The task: Repeat all of the material below exactly as written, images excluded.

----------------------------------------

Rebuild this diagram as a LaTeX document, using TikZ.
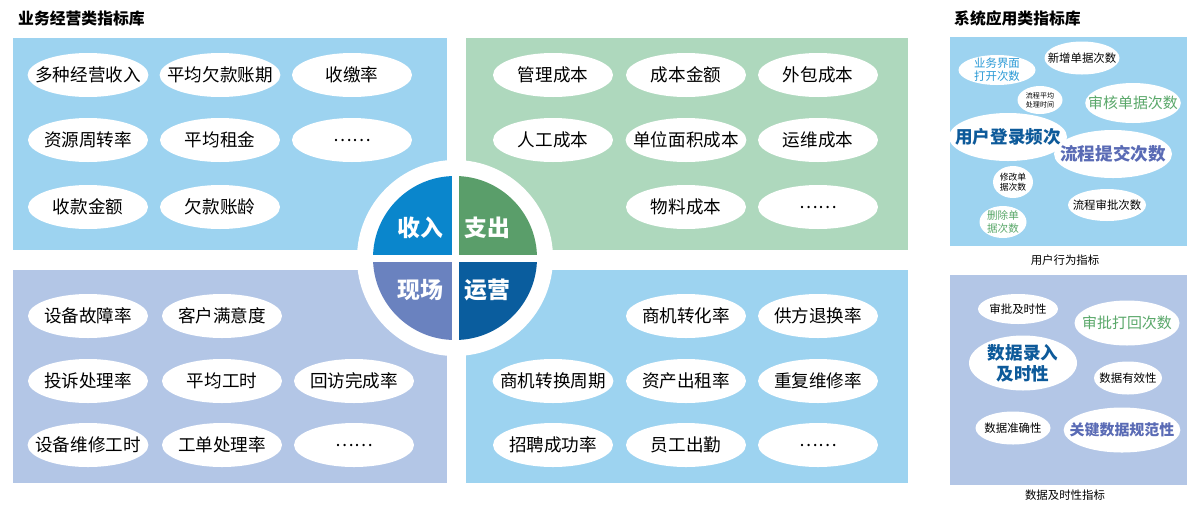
\documentclass[tikz,border=0pt]{standalone}
\usepackage{fontspec}
\setmainfont{Noto Sans CJK SC}
\usetikzlibrary{shapes.geometric,calc}
\definecolor{skyblue}{HTML}{9DD3F0}
\definecolor{mintgreen}{HTML}{AED8BD}
\definecolor{lavblue}{HTML}{B3C6E6}
\definecolor{incomeblue}{HTML}{0A86CC}
\definecolor{costgreen}{HTML}{5A9E6A}
\definecolor{sitepurple}{HTML}{6A82BF}
\definecolor{opsblue}{HTML}{0A5D9E}
\definecolor{txtblue}{HTML}{2A9AD6}
\definecolor{txtgreen}{HTML}{5AA86A}
\definecolor{txtdark}{HTML}{0D5A9A}
\definecolor{txtviolet}{HTML}{5A6BB5}
\tikzset{
  metric/.style={ellipse, fill=white, inner xsep=-0.2cm, inner ysep=0pt, minimum width=2.4cm, minimum height=0.88cm, font=\fontsize{10}{12}\selectfont},
  bubble/.style={ellipse, fill=white, inner xsep=-0.22cm, inner ysep=-1pt, align=center, font=\fontsize{5.5}{6.5}\selectfont},
  quadlabel/.style={text=white, font=\fontsize{13}{15}\selectfont\bfseries},
  heading/.style={anchor=west, font=\fontsize{9}{11}\selectfont\bfseries},
  caption/.style={font=\fontsize{6.5}{8}\selectfont}
}
\begin{document}
\begin{tikzpicture}[x=0.02cm, y=-0.02cm]
  \useasboundingbox (0,0) rectangle (1200,508);
  % panels
  \fill[skyblue] (13,38) rectangle (447,250);
  \fill[mintgreen] (466,38) rectangle (908,250);
  \fill[lavblue] (13,270) rectangle (447,483);
  \fill[skyblue] (466,270) rectangle (908,483);
  \fill[skyblue] (950,37) rectangle (1187,246);
  \fill[lavblue] (950,275) rectangle (1187,485);
  \node[heading] (t1) at (12,18) {业务经营类指标库};
  \node[heading] (t2) at (948,18) {系统应用类指标库};
  % income
  \node[metric] (i1) at (88,75) {多种经营收入};
  \node[metric] (i2) at (220,75) {平均欠款账期};
  \node[metric] (i3) at (352,75) {收缴率};
  \node[metric] (i4) at (88,140) {资源周转率};
  \node[metric] (i5) at (220,140) {平均租金};
  \node[metric] (i6) at (352,140) {……};
  \node[metric] (i7) at (88,207) {收款金额};
  \node[metric] (i8) at (220,207) {欠款账龄};
  % cost
  \node[metric] (c1) at (553,75) {管理成本};
  \node[metric] (c2) at (686,75) {成本金额};
  \node[metric] (c3) at (818,75) {外包成本};
  \node[metric] (c4) at (553,140) {人工成本};
  \node[metric] (c5) at (686,140) {单位面积成本};
  \node[metric] (c6) at (818,140) {运维成本};
  \node[metric] (c7) at (686,207) {物料成本};
  \node[metric] (c8) at (818,207) {……};
  % site
  \node[metric] (s1) at (88,316) {设备故障率};
  \node[metric] (s2) at (222,316) {客户满意度};
  \node[metric] (s3) at (88,381) {投诉处理率};
  \node[metric] (s4) at (222,381) {平均工时};
  \node[metric] (s5) at (354,381) {回访完成率};
  \node[metric] (s6) at (88,445) {设备维修工时};
  \node[metric] (s7) at (222,445) {工单处理率};
  \node[metric] (s8) at (354,445) {……};
  % operations
  \node[metric] (o1) at (686,316) {商机转化率};
  \node[metric] (o2) at (818,316) {供方退换率};
  \node[metric] (o3) at (553,381) {商机转换周期};
  \node[metric] (o4) at (686,381) {资产出租率};
  \node[metric] (o5) at (818,381) {重复维修率};
  \node[metric] (o6) at (553,445) {招聘成功率};
  \node[metric] (o7) at (686,445) {员工出勤};
  \node[metric] (o8) at (818,445) {……};
  % centre wheel
  \coordinate (hub) at (455,258);
  \fill[white] (hub) circle (98);
  \begin{scope}
    \clip (hub) circle (82);
    \fill[incomeblue] (hub) rectangle ++(-90,-90);
    \fill[costgreen] (hub) rectangle ++(90,-90);
    \fill[sitepurple] (hub) rectangle ++(-90,90);
    \fill[opsblue] (hub) rectangle ++(90,90);
  \end{scope}
  \draw[white, line width=7*0.02cm] ($(hub)+(-85,0)$) -- ($(hub)+(85,0)$);
  \draw[white, line width=7*0.02cm] ($(hub)+(0,-85)$) -- ($(hub)+(0,85)$);
  \node[quadlabel] (q1) at (420,228) {收入};
  \node[quadlabel] (q2) at (487,228) {支出};
  \node[quadlabel] (q3) at (420,290) {现场};
  \node[quadlabel] (q4) at (487,290) {运营};
  % user behaviour
  \node[bubble, minimum width=77*0.02cm, minimum height=30*0.02cm, text=txtblue, font=\fontsize{6.5}{7.5}\selectfont] (u1) at (997,70) {业务界面\\打开次数};
  \node[bubble, minimum width=75*0.02cm, minimum height=33*0.02cm, font=\fontsize{6.5}{7.5}\selectfont] (u2) at (1082,58) {新增单据次数};
  \node[bubble, minimum width=45*0.02cm, minimum height=28*0.02cm, font=\fontsize{4}{5}\selectfont] (u3) at (1040,100) {流程平均\\处理时间};
  \node[bubble, minimum width=93*0.02cm, minimum height=40*0.02cm, text=txtgreen, font=\fontsize{8.5}{10}\selectfont] (u4) at (1133,103) {审核单据次数};
  \node[bubble, minimum width=105*0.02cm, minimum height=48*0.02cm, text=txtdark, font=\fontsize{10}{12}\selectfont\bfseries] (u5) at (1008,137) {用户登录频次};
  \node[bubble, minimum width=108*0.02cm, minimum height=48*0.02cm, text=txtviolet, font=\fontsize{10}{12}\selectfont\bfseries] (u6) at (1113,154) {流程提交次数};
  \node[bubble, minimum width=40*0.02cm, minimum height=32*0.02cm, font=\fontsize{5}{6}\selectfont] (u7) at (1013,182) {修改单\\据次数};
  \node[bubble, minimum width=78*0.02cm, minimum height=32*0.02cm, font=\fontsize{6.5}{7.5}\selectfont] (u8) at (1107,205) {流程审批次数};
  \node[bubble, minimum width=47*0.02cm, minimum height=32*0.02cm, text=txtgreen, font=\fontsize{6}{7}\selectfont] (u9) at (1003,222) {删除单\\据次数};
  \node[caption] (cap1) at (1065,260) {用户行为指标};
  % data timeliness
  \node[bubble, minimum width=80*0.02cm, minimum height=30*0.02cm, font=\fontsize{6.5}{7.5}\selectfont] (d1) at (1018,309) {审批及时性};
  \node[bubble, minimum width=105*0.02cm, minimum height=45*0.02cm, text=txtgreen, font=\fontsize{8.5}{10}\selectfont] (d2) at (1127,323) {审批打回次数};
  \node[bubble, minimum width=108*0.02cm, minimum height=55*0.02cm, text=txtdark, font=\fontsize{10}{12}\selectfont\bfseries] (d3) at (1023,363) {数据录入\\及时性};
  \node[bubble, minimum width=68*0.02cm, minimum height=33*0.02cm, font=\fontsize{6.5}{7.5}\selectfont] (d4) at (1128,378) {数据有效性};
  \node[bubble, minimum width=75*0.02cm, minimum height=33*0.02cm, font=\fontsize{6.5}{7.5}\selectfont] (d5) at (1013,428) {数据准确性};
  \node[bubble, minimum width=105*0.02cm, minimum height=45*0.02cm, text=txtviolet, font=\fontsize{8.5}{10}\selectfont\bfseries] (d6) at (1122,430) {关键数据规范性};
  \node[caption] (cap2) at (1065,495) {数据及时性指标};
\end{tikzpicture}
\end{document}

----------------------------------------

Response:
Rebuild this diagram as a LaTeX document, using TikZ.
\documentclass[tikz,border=0pt]{standalone}
\usepackage{fontspec}
\setmainfont{Noto Sans CJK SC}
\usetikzlibrary{shapes.geometric,calc}
\definecolor{skyblue}{HTML}{9DD3F0}
\definecolor{mintgreen}{HTML}{AED8BD}
\definecolor{lavblue}{HTML}{B3C6E6}
\definecolor{incomeblue}{HTML}{0A86CC}
\definecolor{costgreen}{HTML}{5A9E6A}
\definecolor{sitepurple}{HTML}{6A82BF}
\definecolor{opsblue}{HTML}{0A5D9E}
\definecolor{txtblue}{HTML}{2A9AD6}
\definecolor{txtgreen}{HTML}{5AA86A}
\definecolor{txtdark}{HTML}{0D5A9A}
\definecolor{txtviolet}{HTML}{5A6BB5}
\tikzset{
  metric/.style={ellipse, fill=white, inner xsep=-0.2cm, inner ysep=0pt, minimum width=2.4cm, minimum height=0.88cm, font=\fontsize{10}{12}\selectfont},
  bubble/.style={ellipse, fill=white, inner xsep=-0.22cm, inner ysep=-1pt, align=center, font=\fontsize{5.5}{6.5}\selectfont},
  quadlabel/.style={text=white, font=\fontsize{13}{15}\selectfont\bfseries},
  heading/.style={anchor=west, font=\fontsize{9}{11}\selectfont\bfseries},
  caption/.style={font=\fontsize{6.5}{8}\selectfont}
}
\begin{document}
\begin{tikzpicture}[x=0.02cm, y=-0.02cm]
  \useasboundingbox (0,0) rectangle (1200,508);
  % panels
  \fill[skyblue] (13,38) rectangle (447,250);
  \fill[mintgreen] (466,38) rectangle (908,250);
  \fill[lavblue] (13,270) rectangle (447,483);
  \fill[skyblue] (466,270) rectangle (908,483);
  \fill[skyblue] (950,37) rectangle (1187,246);
  \fill[lavblue] (950,275) rectangle (1187,485);
  \node[heading] (t1) at (12,18) {业务经营类指标库};
  \node[heading] (t2) at (948,18) {系统应用类指标库};
  % income
  \node[metric] (i1) at (88,75) {多种经营收入};
  \node[metric] (i2) at (220,75) {平均欠款账期};
  \node[metric] (i3) at (352,75) {收缴率};
  \node[metric] (i4) at (88,140) {资源周转率};
  \node[metric] (i5) at (220,140) {平均租金};
  \node[metric] (i6) at (352,140) {……};
  \node[metric] (i7) at (88,207) {收款金额};
  \node[metric] (i8) at (220,207) {欠款账龄};
  % cost
  \node[metric] (c1) at (553,75) {管理成本};
  \node[metric] (c2) at (686,75) {成本金额};
  \node[metric] (c3) at (818,75) {外包成本};
  \node[metric] (c4) at (553,140) {人工成本};
  \node[metric] (c5) at (686,140) {单位面积成本};
  \node[metric] (c6) at (818,140) {运维成本};
  \node[metric] (c7) at (686,207) {物料成本};
  \node[metric] (c8) at (818,207) {……};
  % site
  \node[metric] (s1) at (88,316) {设备故障率};
  \node[metric] (s2) at (222,316) {客户满意度};
  \node[metric] (s3) at (88,381) {投诉处理率};
  \node[metric] (s4) at (222,381) {平均工时};
  \node[metric] (s5) at (354,381) {回访完成率};
  \node[metric] (s6) at (88,445) {设备维修工时};
  \node[metric] (s7) at (222,445) {工单处理率};
  \node[metric] (s8) at (354,445) {……};
  % operations
  \node[metric] (o1) at (686,316) {商机转化率};
  \node[metric] (o2) at (818,316) {供方退换率};
  \node[metric] (o3) at (553,381) {商机转换周期};
  \node[metric] (o4) at (686,381) {资产出租率};
  \node[metric] (o5) at (818,381) {重复维修率};
  \node[metric] (o6) at (553,445) {招聘成功率};
  \node[metric] (o7) at (686,445) {员工出勤};
  \node[metric] (o8) at (818,445) {……};
  % centre wheel
  \coordinate (hub) at (455,258);
  \fill[white] (hub) circle (98);
  \begin{scope}
    \clip (hub) circle (82);
    \fill[incomeblue] (hub) rectangle ++(-90,-90);
    \fill[costgreen] (hub) rectangle ++(90,-90);
    \fill[sitepurple] (hub) rectangle ++(-90,90);
    \fill[opsblue] (hub) rectangle ++(90,90);
  \end{scope}
  \draw[white, line width=7*0.02cm] ($(hub)+(-85,0)$) -- ($(hub)+(85,0)$);
  \draw[white, line width=7*0.02cm] ($(hub)+(0,-85)$) -- ($(hub)+(0,85)$);
  \node[quadlabel] (q1) at (420,228) {收入};
  \node[quadlabel] (q2) at (487,228) {支出};
  \node[quadlabel] (q3) at (420,290) {现场};
  \node[quadlabel] (q4) at (487,290) {运营};
  % user behaviour
  \node[bubble, minimum width=77*0.02cm, minimum height=30*0.02cm, text=txtblue, font=\fontsize{6.5}{7.5}\selectfont] (u1) at (997,70) {业务界面\\打开次数};
  \node[bubble, minimum width=75*0.02cm, minimum height=33*0.02cm, font=\fontsize{6.5}{7.5}\selectfont] (u2) at (1082,58) {新增单据次数};
  \node[bubble, minimum width=45*0.02cm, minimum height=28*0.02cm, font=\fontsize{4}{5}\selectfont] (u3) at (1040,100) {流程平均\\处理时间};
  \node[bubble, minimum width=93*0.02cm, minimum height=40*0.02cm, text=txtgreen, font=\fontsize{8.5}{10}\selectfont] (u4) at (1133,103) {审核单据次数};
  \node[bubble, minimum width=105*0.02cm, minimum height=48*0.02cm, text=txtdark, font=\fontsize{10}{12}\selectfont\bfseries] (u5) at (1008,137) {用户登录频次};
  \node[bubble, minimum width=108*0.02cm, minimum height=48*0.02cm, text=txtviolet, font=\fontsize{10}{12}\selectfont\bfseries] (u6) at (1113,154) {流程提交次数};
  \node[bubble, minimum width=40*0.02cm, minimum height=32*0.02cm, font=\fontsize{5}{6}\selectfont] (u7) at (1013,182) {修改单\\据次数};
  \node[bubble, minimum width=78*0.02cm, minimum height=32*0.02cm, font=\fontsize{6.5}{7.5}\selectfont] (u8) at (1107,205) {流程审批次数};
  \node[bubble, minimum width=47*0.02cm, minimum height=32*0.02cm, text=txtgreen, font=\fontsize{6}{7}\selectfont] (u9) at (1003,222) {删除单\\据次数};
  \node[caption] (cap1) at (1065,260) {用户行为指标};
  % data timeliness
  \node[bubble, minimum width=80*0.02cm, minimum height=30*0.02cm, font=\fontsize{6.5}{7.5}\selectfont] (d1) at (1018,309) {审批及时性};
  \node[bubble, minimum width=105*0.02cm, minimum height=45*0.02cm, text=txtgreen, font=\fontsize{8.5}{10}\selectfont] (d2) at (1127,323) {审批打回次数};
  \node[bubble, minimum width=108*0.02cm, minimum height=55*0.02cm, text=txtdark, font=\fontsize{10}{12}\selectfont\bfseries] (d3) at (1023,363) {数据录入\\及时性};
  \node[bubble, minimum width=68*0.02cm, minimum height=33*0.02cm, font=\fontsize{6.5}{7.5}\selectfont] (d4) at (1128,378) {数据有效性};
  \node[bubble, minimum width=75*0.02cm, minimum height=33*0.02cm, font=\fontsize{6.5}{7.5}\selectfont] (d5) at (1013,428) {数据准确性};
  \node[bubble, minimum width=105*0.02cm, minimum height=45*0.02cm, text=txtviolet, font=\fontsize{8.5}{10}\selectfont\bfseries] (d6) at (1122,430) {关键数据规范性};
  \node[caption] (cap2) at (1065,495) {数据及时性指标};
\end{tikzpicture}
\end{document}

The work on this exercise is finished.